Although consumer confidence in the US has fallen sharply in recent months, the fact that consumer confidence in the UK rose by less than in the US during the 1990s probably means that it is likely to fall less.

Recall also that in the autumn of 1998, the collapse of confidence to recession levels proved to be unwarranted in the light of the subsequent resilience of the UK economy. Some anecdotal evidence suggests that, this time, businesses and consumers have stayed optimistic either because they expect the US slowing to be a relatively temporary affair (as in 1998), or because they expect policy to respond to signs of weakness in the UK in a sufficiently rapid manner. Of course, from a policymaker's perspective, the latter interpretation somewhat complicates the interpretation of the survey indicators.

TABLE 3

THE BEHAVIOUR OF 'CONFIDENCE' DURING THE 1997-98 INTERNATIONAL CRISES

CBI INDUSTRIAL TRENDS

CIPS

Business Optimism

Services Optimism¹

1997

Q3

- 6

77.8

Q4

2

79.7

1998

Q1

-11

75.3

 

Q2

-22

72.3

 

Q3

-44

63.7

 

Q4

-58

67.0

1 End-quarter value

CONCLUSION

I have argued today that there are many uncertainties about both, the outlook for the US economy, and the size of the spillover effects onto the UK economy. Quantifying these effects is therefore, pretty difficult. (9) Our central projection assumes a relatively modest downward impact on UK inflation, so the risks from the international economy seem pretty firmly weighted on the downside. This might seem particularly relevant as we have, in any case, undershot the inflation target since 22 months, and, on our best collective projection, are likely to continue to undershoot for some time to come. Of course, not all the risks to the inflation projection go in one direction. The labour market is tight, with skill shortages at a relatively high level. There are some tentative signs that the extent of deflation in the retail sector is coming to an end, and also of a modest uptick of upward price pressure in manufacturing, which has plausibly been associated with the welcome fall in sterling versus the euro. We shall, of course, continue to monitor these risks alongside those emanating from the international economy. Hence, it is especially important that those entering into medium-term commitments (eg wage settlements) in the UK do so being fully aware of the potential downside risks from the international economy. Although I have focussed today on the risks associated with the US economy, one should also recognise that many emerging market economies are vulnerable to a US slowdown, and also that there are some signs of a weakening of the Japanese economy.

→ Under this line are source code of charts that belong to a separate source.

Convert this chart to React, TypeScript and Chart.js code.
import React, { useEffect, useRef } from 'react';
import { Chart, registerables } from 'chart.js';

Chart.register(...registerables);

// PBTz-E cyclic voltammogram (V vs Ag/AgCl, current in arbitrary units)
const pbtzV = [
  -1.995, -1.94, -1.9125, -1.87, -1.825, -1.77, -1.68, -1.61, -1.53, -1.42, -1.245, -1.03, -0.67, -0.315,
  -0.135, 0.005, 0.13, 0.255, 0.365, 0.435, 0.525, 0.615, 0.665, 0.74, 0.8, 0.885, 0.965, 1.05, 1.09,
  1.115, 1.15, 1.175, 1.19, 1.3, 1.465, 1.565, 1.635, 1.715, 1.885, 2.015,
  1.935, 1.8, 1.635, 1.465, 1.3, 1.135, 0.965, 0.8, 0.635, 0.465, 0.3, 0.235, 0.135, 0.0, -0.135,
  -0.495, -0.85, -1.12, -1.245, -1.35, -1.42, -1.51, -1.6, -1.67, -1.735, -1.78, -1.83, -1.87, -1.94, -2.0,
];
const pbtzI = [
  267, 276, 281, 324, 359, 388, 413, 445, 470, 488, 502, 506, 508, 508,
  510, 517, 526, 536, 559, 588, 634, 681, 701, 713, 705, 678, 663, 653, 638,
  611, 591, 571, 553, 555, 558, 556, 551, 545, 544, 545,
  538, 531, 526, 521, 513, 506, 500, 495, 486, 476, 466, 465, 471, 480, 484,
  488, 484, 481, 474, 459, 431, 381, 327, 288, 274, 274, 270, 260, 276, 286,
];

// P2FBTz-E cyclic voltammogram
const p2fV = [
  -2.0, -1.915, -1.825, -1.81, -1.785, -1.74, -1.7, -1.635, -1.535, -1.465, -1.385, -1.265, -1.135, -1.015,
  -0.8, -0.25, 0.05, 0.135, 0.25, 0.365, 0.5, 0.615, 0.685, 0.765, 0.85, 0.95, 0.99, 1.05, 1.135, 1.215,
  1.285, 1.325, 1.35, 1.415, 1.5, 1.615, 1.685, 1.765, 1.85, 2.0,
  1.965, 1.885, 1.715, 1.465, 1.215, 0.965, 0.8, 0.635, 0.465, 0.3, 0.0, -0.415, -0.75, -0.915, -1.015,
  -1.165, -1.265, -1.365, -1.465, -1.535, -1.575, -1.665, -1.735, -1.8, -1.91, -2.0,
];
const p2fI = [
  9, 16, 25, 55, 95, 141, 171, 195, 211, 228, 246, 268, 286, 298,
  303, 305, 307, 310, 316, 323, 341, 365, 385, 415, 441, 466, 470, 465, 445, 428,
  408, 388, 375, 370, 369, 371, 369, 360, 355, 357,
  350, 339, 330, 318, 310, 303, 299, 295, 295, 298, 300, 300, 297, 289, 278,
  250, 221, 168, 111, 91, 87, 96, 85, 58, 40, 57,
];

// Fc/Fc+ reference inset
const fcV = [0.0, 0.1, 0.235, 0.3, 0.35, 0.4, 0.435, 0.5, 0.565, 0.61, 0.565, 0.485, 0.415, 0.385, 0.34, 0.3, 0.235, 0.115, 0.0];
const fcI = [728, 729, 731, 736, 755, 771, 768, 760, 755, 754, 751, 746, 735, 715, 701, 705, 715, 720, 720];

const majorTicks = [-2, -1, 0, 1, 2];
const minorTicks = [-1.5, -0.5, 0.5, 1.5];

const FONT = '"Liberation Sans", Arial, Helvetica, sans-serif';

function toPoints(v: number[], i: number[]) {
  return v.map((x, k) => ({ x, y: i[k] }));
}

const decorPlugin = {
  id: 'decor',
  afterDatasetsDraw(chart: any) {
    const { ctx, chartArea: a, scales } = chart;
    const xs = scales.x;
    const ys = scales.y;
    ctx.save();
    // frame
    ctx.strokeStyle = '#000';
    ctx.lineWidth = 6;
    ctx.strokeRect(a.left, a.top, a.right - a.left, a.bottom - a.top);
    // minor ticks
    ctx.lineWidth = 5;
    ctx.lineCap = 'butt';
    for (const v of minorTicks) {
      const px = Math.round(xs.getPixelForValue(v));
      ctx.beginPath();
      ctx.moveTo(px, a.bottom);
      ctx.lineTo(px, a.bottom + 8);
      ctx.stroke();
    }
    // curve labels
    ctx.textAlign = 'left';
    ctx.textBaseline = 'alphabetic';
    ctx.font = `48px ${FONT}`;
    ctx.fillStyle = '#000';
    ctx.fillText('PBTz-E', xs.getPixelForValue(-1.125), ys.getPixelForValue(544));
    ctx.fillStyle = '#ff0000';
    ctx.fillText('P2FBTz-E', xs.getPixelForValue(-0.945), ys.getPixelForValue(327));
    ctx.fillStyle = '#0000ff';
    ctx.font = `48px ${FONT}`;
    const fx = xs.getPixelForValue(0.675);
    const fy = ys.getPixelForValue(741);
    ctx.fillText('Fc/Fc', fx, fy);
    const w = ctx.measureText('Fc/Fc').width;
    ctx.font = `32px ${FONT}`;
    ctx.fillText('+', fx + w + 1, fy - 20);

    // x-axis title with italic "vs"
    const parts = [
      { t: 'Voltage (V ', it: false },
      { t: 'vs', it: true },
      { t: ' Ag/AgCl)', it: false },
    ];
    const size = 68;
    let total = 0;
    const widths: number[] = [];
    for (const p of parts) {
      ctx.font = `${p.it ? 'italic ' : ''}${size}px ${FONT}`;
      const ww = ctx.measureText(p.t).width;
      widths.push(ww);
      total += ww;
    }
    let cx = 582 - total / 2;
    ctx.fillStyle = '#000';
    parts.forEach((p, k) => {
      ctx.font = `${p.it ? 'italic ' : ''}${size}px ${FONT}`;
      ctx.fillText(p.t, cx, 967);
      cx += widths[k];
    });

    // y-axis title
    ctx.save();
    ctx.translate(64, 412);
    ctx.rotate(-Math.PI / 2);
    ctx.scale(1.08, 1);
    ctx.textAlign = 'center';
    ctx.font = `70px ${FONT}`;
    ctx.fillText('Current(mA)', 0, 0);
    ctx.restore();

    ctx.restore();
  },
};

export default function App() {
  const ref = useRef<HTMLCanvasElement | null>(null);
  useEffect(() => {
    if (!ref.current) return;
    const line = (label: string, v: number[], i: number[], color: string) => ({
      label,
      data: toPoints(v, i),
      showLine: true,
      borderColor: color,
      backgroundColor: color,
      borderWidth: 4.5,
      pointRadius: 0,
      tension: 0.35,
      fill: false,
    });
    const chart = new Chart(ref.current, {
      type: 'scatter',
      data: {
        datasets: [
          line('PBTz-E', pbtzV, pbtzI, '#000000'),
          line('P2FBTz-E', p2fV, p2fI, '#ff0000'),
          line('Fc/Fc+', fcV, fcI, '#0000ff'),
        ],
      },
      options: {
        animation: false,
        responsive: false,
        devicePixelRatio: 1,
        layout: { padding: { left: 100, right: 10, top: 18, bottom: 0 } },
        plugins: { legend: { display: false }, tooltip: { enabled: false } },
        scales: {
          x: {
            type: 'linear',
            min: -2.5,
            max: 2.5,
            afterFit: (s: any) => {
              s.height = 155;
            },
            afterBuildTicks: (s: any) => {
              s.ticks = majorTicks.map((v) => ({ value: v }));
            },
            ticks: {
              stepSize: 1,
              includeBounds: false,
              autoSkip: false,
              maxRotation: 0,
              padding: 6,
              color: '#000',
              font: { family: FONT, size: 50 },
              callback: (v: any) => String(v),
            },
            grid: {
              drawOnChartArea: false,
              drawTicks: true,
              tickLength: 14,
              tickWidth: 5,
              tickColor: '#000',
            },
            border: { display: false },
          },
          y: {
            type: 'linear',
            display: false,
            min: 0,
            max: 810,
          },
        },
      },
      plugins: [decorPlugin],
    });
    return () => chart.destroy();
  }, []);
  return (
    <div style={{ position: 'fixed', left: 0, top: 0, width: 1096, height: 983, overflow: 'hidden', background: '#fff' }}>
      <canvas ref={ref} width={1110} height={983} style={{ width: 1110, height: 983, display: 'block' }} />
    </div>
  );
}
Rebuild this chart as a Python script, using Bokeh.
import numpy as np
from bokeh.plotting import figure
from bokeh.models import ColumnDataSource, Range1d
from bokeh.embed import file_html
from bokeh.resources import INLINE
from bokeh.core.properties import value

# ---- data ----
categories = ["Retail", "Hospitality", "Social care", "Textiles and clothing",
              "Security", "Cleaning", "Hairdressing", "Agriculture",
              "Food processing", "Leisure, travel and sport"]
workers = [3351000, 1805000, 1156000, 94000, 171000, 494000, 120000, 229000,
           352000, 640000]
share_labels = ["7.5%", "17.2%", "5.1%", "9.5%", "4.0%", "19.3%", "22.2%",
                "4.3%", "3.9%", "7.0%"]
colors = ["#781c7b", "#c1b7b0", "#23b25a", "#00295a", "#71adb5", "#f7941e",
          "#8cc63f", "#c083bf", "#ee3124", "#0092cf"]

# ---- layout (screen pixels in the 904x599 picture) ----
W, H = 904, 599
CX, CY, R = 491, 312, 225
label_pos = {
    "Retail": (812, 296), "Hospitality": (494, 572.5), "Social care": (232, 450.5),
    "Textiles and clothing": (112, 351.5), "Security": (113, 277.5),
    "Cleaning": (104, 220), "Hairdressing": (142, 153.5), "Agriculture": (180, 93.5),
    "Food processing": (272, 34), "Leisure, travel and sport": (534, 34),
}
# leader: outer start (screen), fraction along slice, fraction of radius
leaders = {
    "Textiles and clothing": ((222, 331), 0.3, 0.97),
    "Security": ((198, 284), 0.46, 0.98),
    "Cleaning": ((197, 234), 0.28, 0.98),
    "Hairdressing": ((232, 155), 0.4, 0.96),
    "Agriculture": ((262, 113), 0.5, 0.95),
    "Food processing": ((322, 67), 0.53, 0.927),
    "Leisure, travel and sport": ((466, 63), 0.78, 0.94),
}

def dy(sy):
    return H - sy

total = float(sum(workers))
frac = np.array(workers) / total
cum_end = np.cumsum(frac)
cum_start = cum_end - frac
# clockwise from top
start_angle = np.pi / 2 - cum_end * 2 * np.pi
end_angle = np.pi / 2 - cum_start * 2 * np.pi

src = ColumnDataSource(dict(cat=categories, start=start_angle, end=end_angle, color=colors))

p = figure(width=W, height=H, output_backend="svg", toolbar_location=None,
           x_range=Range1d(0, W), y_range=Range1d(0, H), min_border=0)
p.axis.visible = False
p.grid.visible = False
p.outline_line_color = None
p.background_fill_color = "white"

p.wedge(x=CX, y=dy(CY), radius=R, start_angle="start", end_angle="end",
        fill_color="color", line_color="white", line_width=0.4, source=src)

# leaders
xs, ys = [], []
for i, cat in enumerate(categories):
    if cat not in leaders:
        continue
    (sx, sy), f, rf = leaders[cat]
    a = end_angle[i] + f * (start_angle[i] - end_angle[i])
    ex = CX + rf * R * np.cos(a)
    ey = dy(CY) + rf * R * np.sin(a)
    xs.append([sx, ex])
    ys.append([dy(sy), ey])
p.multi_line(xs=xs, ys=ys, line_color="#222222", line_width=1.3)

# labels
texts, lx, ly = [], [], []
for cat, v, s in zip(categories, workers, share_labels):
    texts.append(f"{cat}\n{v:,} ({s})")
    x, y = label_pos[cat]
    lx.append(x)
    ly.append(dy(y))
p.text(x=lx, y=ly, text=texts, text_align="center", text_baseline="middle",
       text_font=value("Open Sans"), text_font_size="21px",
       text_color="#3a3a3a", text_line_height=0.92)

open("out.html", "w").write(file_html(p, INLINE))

In forming our policy judgments, it is going to be more important than ever to have our ear close to the ground. Therefore, I am looking forward to hearing your evaluation of how your businesses might be affected by developments in the international economy

1 Eg, the National Institute's NIGEM, the IMF's Multimod or the Bank of England's model of the UK economy.

2 As of 16 February 2001.

3 This calculation excludes the indirect effect through the lower oil prices which appear to have been associated with the US slowdown. Including it would increase the estimated effect on UK inflation by about 0.1 percentage points.

4"The UK Business Cycle, Monetary Policy and EMU Entry" by Z G Kontolemis and H Samiei, IMF WP/00/21).

5 Morgan Stanley.

6 In work carried out by economists at HSBC.

7 For those who are interested in the intricacies of this debate, it is plausible that the fact that the current version of the Bank's medium-term macroeconometric model does not allow the GDP deflator to be directly affected by world export prices implies that it underestimates the disinflationary impact of the recent global slowing.

8 Monetary policy report to the Congress, February 13, 2001.

9 It is therefore not surprising that as a committee, we found it difficult to sign up to the same quantification of the likely effect - I was one of those who would have been more gloomy than what is embodied in the best collective projection, in part because I believe that standard econometric models do not adequately capture the links between the UK and the US economies.